Personally, I think it’s a good thing to make it open source. It increases transparency and even if competitors use it to build their own apps, Twitter already has incredibly strong network effects and will likely add new features in the coming years to make the product itself even more competitive. But as mentioned, the decision to do so is not without risk.
Apple Moves Towards a Non-Invasive Blood Glucose Monitor
Apple’s long-running mission to bring non-invasive blood glucose monitoring to the Apple Watch seems to have passed another barrier. Bloomberg reported on Wednesday that the company has reached a proof-of-concept stage for the technology.
Bloomberg’s report quotes unnamed sources within the company saying the project had recently hit “major milestones” that have made Apple more confident in its commercial potential.
The addition of the sensor to the Apple Watch will mean that wearers can measure their blood glucose levels continuously without the need for skin-pricking or any other sort of invasive test.

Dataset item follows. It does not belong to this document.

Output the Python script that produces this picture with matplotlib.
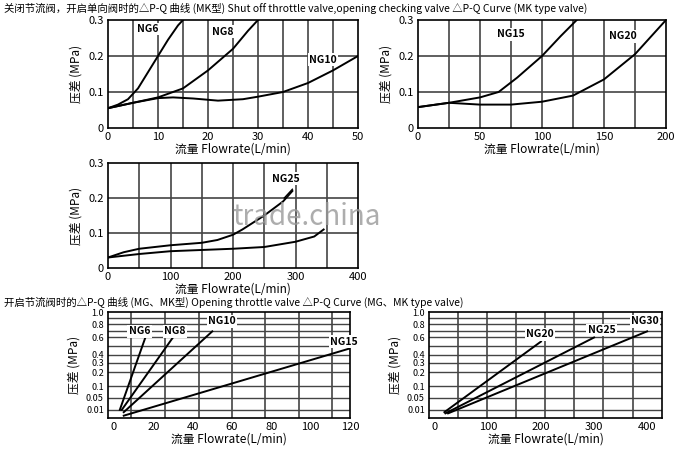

Development of the monitor, reportedly codenamed E5 within the company, is thought to date back to 2010, when Steve Jobs acquired RareLight, a startup developing a new method for non-invasive glucose monitoring.

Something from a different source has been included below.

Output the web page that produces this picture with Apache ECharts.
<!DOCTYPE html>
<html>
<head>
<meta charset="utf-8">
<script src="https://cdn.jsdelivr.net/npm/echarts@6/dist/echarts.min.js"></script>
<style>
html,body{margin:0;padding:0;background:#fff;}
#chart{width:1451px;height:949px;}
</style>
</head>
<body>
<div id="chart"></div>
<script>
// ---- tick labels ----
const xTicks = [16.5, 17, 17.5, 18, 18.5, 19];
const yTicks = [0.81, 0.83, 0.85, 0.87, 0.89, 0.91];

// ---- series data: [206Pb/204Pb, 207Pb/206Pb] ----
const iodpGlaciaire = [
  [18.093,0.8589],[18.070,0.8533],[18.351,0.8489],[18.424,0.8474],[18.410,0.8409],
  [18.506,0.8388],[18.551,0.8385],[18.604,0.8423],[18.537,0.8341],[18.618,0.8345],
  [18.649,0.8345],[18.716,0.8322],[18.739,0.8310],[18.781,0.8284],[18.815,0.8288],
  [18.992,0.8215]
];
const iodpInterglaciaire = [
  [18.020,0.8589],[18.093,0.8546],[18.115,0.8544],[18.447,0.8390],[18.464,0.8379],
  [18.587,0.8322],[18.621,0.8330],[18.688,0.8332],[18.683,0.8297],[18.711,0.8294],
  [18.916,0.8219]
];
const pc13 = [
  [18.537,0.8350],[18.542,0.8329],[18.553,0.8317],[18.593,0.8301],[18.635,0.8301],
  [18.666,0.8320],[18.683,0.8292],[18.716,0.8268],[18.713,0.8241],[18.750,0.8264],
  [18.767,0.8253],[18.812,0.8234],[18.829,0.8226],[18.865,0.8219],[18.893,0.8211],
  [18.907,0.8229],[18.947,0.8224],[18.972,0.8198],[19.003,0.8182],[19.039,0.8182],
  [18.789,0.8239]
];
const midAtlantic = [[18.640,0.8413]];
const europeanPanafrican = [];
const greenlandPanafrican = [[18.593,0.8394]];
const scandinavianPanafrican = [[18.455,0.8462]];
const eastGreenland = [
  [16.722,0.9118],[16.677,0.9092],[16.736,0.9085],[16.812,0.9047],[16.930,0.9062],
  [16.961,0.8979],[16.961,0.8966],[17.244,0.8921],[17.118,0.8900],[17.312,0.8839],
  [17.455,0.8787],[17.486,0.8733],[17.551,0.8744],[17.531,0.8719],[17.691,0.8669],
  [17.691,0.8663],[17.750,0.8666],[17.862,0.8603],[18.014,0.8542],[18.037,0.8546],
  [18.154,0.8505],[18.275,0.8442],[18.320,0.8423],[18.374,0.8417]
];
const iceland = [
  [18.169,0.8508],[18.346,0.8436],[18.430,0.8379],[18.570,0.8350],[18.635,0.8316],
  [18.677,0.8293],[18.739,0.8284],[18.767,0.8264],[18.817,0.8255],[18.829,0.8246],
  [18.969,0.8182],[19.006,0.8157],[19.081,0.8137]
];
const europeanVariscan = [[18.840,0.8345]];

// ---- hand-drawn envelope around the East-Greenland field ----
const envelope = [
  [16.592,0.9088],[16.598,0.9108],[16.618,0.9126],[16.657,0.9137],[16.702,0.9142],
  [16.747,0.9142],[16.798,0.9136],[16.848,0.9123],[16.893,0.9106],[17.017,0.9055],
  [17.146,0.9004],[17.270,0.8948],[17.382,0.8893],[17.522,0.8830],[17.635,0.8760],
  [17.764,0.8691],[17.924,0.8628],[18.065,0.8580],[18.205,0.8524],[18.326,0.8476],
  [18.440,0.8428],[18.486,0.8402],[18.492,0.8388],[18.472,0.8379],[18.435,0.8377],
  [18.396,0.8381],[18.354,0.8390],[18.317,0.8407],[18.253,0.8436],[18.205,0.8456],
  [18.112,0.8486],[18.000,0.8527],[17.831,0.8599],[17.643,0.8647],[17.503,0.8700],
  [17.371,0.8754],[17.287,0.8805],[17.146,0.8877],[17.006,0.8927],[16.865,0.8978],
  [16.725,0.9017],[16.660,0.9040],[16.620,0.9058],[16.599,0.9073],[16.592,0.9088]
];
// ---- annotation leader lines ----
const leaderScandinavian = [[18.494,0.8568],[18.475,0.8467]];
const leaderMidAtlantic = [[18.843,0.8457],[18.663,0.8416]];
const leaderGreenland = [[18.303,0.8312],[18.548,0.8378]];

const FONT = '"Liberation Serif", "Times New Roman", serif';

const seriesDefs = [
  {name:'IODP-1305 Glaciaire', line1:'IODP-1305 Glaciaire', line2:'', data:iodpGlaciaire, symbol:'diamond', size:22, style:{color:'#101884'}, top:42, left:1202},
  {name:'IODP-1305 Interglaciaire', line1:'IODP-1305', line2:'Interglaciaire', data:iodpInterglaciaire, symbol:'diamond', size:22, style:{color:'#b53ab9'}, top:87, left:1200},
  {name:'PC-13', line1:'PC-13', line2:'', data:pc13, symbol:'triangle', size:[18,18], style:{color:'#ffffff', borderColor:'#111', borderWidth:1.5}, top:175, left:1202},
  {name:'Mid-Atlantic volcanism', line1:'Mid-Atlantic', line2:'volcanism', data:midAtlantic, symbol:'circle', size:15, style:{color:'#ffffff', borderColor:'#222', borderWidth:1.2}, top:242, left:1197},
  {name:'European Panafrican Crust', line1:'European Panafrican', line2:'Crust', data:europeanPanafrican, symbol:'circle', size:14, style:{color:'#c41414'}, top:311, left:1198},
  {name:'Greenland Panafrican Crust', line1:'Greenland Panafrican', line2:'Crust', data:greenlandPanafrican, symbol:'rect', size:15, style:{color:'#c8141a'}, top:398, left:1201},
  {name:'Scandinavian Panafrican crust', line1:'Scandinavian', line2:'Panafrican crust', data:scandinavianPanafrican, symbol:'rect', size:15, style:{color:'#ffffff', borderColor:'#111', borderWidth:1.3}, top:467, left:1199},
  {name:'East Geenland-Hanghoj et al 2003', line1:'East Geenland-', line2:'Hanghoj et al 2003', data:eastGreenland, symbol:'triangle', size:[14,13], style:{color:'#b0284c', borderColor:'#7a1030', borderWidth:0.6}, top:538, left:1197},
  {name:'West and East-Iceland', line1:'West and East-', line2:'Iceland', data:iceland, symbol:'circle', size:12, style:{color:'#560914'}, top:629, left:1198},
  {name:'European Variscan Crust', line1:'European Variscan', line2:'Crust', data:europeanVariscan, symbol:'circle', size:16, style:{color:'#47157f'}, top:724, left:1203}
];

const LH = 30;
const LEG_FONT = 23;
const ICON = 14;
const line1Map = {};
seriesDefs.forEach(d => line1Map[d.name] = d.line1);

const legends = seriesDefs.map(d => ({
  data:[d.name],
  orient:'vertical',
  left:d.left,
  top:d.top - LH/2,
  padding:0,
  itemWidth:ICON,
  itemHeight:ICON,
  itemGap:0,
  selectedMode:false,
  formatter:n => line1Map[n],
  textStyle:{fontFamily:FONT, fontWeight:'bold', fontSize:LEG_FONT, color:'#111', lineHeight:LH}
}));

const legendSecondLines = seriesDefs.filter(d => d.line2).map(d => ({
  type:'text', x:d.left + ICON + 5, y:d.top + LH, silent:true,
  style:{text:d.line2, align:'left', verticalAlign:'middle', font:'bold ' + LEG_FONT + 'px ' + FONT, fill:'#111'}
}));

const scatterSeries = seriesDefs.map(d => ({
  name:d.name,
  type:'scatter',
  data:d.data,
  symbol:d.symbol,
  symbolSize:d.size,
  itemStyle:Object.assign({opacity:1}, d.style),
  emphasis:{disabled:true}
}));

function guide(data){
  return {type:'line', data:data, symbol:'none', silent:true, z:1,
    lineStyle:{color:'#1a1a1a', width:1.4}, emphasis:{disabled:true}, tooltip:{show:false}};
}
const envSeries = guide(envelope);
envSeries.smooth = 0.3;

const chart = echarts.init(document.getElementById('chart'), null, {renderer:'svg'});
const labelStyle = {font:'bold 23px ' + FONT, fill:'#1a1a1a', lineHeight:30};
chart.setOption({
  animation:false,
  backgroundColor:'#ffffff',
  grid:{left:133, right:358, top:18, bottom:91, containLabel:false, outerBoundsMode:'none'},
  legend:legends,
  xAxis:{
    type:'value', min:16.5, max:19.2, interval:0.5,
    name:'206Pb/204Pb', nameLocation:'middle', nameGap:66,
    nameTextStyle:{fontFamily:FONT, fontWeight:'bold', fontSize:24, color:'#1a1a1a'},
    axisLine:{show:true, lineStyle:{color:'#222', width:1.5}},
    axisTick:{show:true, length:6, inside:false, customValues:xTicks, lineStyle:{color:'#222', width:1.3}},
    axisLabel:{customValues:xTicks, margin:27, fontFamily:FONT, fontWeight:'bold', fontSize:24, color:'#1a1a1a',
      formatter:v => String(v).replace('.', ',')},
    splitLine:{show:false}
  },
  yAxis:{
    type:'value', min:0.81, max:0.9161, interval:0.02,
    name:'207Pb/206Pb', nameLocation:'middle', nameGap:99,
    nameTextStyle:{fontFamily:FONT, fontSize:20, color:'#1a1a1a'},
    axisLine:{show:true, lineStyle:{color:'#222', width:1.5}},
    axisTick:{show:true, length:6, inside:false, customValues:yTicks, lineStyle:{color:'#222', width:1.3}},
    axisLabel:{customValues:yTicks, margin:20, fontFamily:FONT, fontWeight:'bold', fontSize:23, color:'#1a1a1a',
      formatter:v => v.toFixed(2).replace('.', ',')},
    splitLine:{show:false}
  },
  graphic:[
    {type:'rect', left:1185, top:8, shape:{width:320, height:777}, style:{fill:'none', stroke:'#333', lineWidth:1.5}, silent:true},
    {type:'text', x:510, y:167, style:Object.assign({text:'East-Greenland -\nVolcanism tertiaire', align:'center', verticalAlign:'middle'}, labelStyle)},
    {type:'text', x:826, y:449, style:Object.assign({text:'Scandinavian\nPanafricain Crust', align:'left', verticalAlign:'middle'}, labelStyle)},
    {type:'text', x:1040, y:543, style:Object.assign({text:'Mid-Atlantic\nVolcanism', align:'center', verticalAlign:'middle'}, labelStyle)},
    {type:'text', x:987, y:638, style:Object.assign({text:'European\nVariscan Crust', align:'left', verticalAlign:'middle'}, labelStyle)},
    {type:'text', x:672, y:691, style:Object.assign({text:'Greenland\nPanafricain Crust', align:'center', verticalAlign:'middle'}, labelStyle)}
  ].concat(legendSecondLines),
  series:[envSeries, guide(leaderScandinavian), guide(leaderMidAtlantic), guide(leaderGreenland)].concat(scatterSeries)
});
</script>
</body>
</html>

Having the monitor actually put into the watch will likely take a few more years as it needs to be shrunk down further. But it’s another promising step towards non-invasive blood-glucose monitoring, a potentially lucrative market for the company, given there’s thought to be roughly 422 million people living with the condition worldwide.
Coinbase to Launch its own Layer 2 Blockchain
Base was announced by Coinbase on Thursday and will be its new Ethereum-focused layer 2 blockchain - a separate blockchain built on top of another, reducing traffic and congestion on the main network. The project aims to help developers build decentralized applications (dApps) and make it easy for other users to access those apps through Coinbase.
Jesse Pollak, Head of Protocols at Coinbase, said the project’s goal is to help “bring about phase 4 of Coinbase’s master plan: a billion users in the crypto economy.”
A number of crypto companies have already committed to building on Base including Etherscan (an Ethereum blockchain explorer), Chainlink (a network for powering smart-contracts), and Dune (a crypto-analytics company).
Base will be open-source and should reduce transaction fees on the main Ethereum network whilst improving the speed and maintaining security. The project is still in its testing phase but will reportedly be launched in Q2 of this year, control of it will be decentralized away from Coinbase in the coming years.